Were I to live to be 100, I would live again as long as I have so far, for I turned fifty this year. And though my instinct is to grab at the chance for all that future, all that unfolding and unspooling and revealing and recurring, all those seasons going round and round, my view from this hypothetical midpoint is tempered by what has come before.

To be frank, my fiftieth year was a harrowing one, containing the long illness and death of my mother and the collapse of my troubled marriage. A friend's sixteen-year-old daughter was killed. Another friend, six years younger than I, lay in bed, mysteriously failing, month after month. For the first two-thirds of the year I worked on a project of writing portraits of people I had known who had died. I started with a family friend I'd known when I was nine, worked through my father, my first husband, a stillborn child, and the teenage friends of my children. Right around the time I'd gotten up to the present, logging about fifty entries, both my mother and my friend were pronounced incurable. I decided to consider that manuscript complete.

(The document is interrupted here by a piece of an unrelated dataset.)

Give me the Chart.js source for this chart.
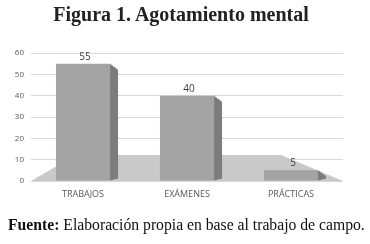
<!DOCTYPE html>
<html>
<head>
<meta charset="utf-8">
<script src="https://cdn.jsdelivr.net/npm/chart.js@4.4.1/dist/chart.umd.min.js"></script>
<style>
  html, body { margin: 0; padding: 0; background: #fff; }
  #wrap { position: relative; width: 370px; height: 244px; overflow: hidden; }
  #chart { position: absolute; left: 0; top: 0; }
  .title { position: absolute; left: 0; top: 3px; width: 362px; text-align: center;
           font: bold 20px "Liberation Serif", "Times New Roman", serif; color: #222; }
  .source { position: absolute; left: 8px; top: 216px; white-space: nowrap;
            font: 15.7px "Liberation Serif", "Times New Roman", serif; color: #111; }
</style>
</head>
<body>
<div id="wrap">
  <canvas id="chart" width="370" height="244"></canvas>
  <div class="title">Figura 1. Agotamiento mental</div>
  <div class="source"><b>Fuente:</b> Elaboración propia en base al trabajo de campo.</div>
</div>
<script>
const categories = ['TRABAJOS', 'EXÁMENES', 'PRÁCTICAS'];
const values = [55, 40, 5];
const yTicks = [0, 10, 20, 30, 40, 50, 60];

// floor under the bars, drawn in the chart area before the bars
const floorPlugin = {
    id: 'floor',
    beforeDatasetsDraw(chart) {
        const { ctx, chartArea: a } = chart;
        ctx.save();
        ctx.fillStyle = '#c9c9c9';
        ctx.beginPath();
        ctx.moveTo(a.left, a.bottom);
        ctx.lineTo(a.right, a.bottom);
        ctx.lineTo(a.right - 62, a.bottom - 26);
        ctx.lineTo(a.left + 45, a.bottom - 26);
        ctx.closePath();
        ctx.fill();
        ctx.restore();
    }
};

// darker side face and value labels on each bar
const barExtras = {
    id: 'barExtras',
    afterDatasetsDraw(chart) {
        const { ctx } = chart;
        const meta = chart.getDatasetMeta(0);
        ctx.save();
        meta.data.forEach((bar, i) => {
            const right = bar.x + bar.width / 2;
            ctx.fillStyle = '#7c7c7c';
            ctx.beginPath();
            ctx.moveTo(right, bar.y);
            ctx.lineTo(right + 8, bar.y + 6);
            ctx.lineTo(right + 8, bar.base - 2);
            ctx.lineTo(right, bar.base);
            ctx.closePath();
            ctx.fill();

            ctx.fillStyle = '#404040';
            ctx.font = '10px "Open Sans", sans-serif';
            ctx.textAlign = 'center';
            ctx.textBaseline = 'bottom';
            ctx.fillText(values[i], bar.x + 2, bar.y - 2);
        });
        ctx.restore();
    }
};

new Chart(document.getElementById('chart'), {
    type: 'bar',
    data: {
        labels: categories,
        datasets: [{
            data: values,
            backgroundColor: '#a3a3a3',
            borderWidth: 0,
            barPercentage: 0.65,
            categoryPercentage: 0.8
        }]
    },
    options: {
        responsive: false,
        animation: false,
        layout: { padding: { top: 53, right: 27, left: 0, bottom: 0 } },
        plugins: {
            legend: { display: false },
            tooltip: { enabled: false }
        },
        scales: {
            x: {
                grid: { display: false, drawTicks: false },
                border: { display: false },
                ticks: {
                    padding: 8,
                    color: '#595959',
                    font: { family: '"Open Sans", sans-serif', size: 9 }
                },
                afterFit(scale) { scale.height = 63; }
            },
            y: {
                min: 0,
                max: 60,
                afterBuildTicks(scale) { scale.ticks = yTicks.map(v => ({ value: v })); },
                grid: { color: '#d9d9d9', drawTicks: false },
                border: { display: false },
                ticks: {
                    padding: 7,
                    color: '#595959',
                    font: { family: '"Open Sans", sans-serif', size: 8 }
                },
                afterFit(scale) { scale.width = 31; }
            }
        }
    },
    plugins: [floorPlugin, barExtras]
});
</script>
</body>
</html>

Were I to live 50 more years, how many more volumes of that book could I fill? I would lose most of my friends and dear ones, I might bury a child or a grandchild. When I imagine facing all that pain, carrying all that loss, I feel very quiet inside. Not totally unwilling, but quiet.

I wonder if it is possible that life is actually about coming to terms with loss. Losing not just loved ones to death, but also facing and assimilating a multitude of other losses, tangible and intangible, great and small. Strands of hair in the drain of the shower, health and vigor, youth itself. A broken vase, a lost purse, a whole house taken by fire or flood. Friendships, jobs, pets, lovers, marriages. The tides of a lifetime sweep so much away, then return and take some more.

So much of our lives are spent reacting to our losses. In our grief, we act out in rage and revenge, in destruction and self-destruction , sometimes from the desire to remember and other times from the desire to forget. But with all that darkness there is light as well. So many of the beautiful things we do and make – quilts, gardens, shrines, poems, albums, scrapbooks – have loss at their root. So many acts of kindness and empathy, so many new bonds between people. Even political and social movements are often founded in the grief of one person or many.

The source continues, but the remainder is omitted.